King Felipe is due to meet with leaders of all the parties, excluding the United Left (whose leader the king met on Monday), in his third attempt to unblock the situation, Reuters reported. He will then meet caretaker Prime Minister Mariano Rajoy, who heads the PP, later in the day. The talks are widely seen as the last chance to form a government before a May 2 deadline but analysts think new elections on June 26 are now the most likely scenario.
"The king's last round of consultations with political parties will not lead to a government formation deal," Wolfango Piccoli, co-president of risk advisory Teneo Intelligence, said in a note on Monday.
"Once the meetings conclude, (King Felipe VI) will probably confirm that new elections will have to be held on 26 June, as parties are not expected to make any last-minute efforts to form a government," he said.
Not boding well for any forthcoming election, opinion polls currently suggest a "very similar picture to the one that emerged after the 20 December elections, with the PP dominating the new vote and, crucially, an equally fragmented parliament," Piccoli noted.
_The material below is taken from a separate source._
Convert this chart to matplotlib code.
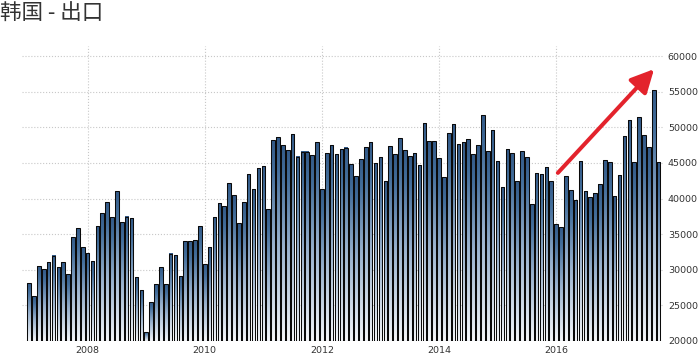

"Whether the results of the new vote will substantially differ from those of the last election will depend on: a) how parties manage to tag each other with the blame for the failure to form a government; b) the ability of Podemos to cut a deal with the United Left and; c) potential internal turmoil within the main parties."
Further political stalemate is the last thing that Spain's recovering economy needs with unemployment still high at 20.4 percent in February, according to Eurostat, although the rate is steadily improving.
So far, however, the economy has shown "surprisingly few signs that Spain's political uncertainty has dented economic activity," Pantheon Macroeconomics' Chief euro zone economist Claus Vistesen said in a note on Monday.
"Real gross domestic product (GDP) likely rose 0.7 percent quarter-on-quarter in the first quarter, down only slightly from 0.8 percent in Q4, and still far stronger than the other major euro zone economies," he noted.
Another election was Pantheon's base-case scenario and that "an increase in Spanish bond yields is a good bet in the coming months." Over the last week, Spanish 10-year bond yields have risen from 1.535 percent to 1.645 percent, showing market nerves over the drawn-out talks.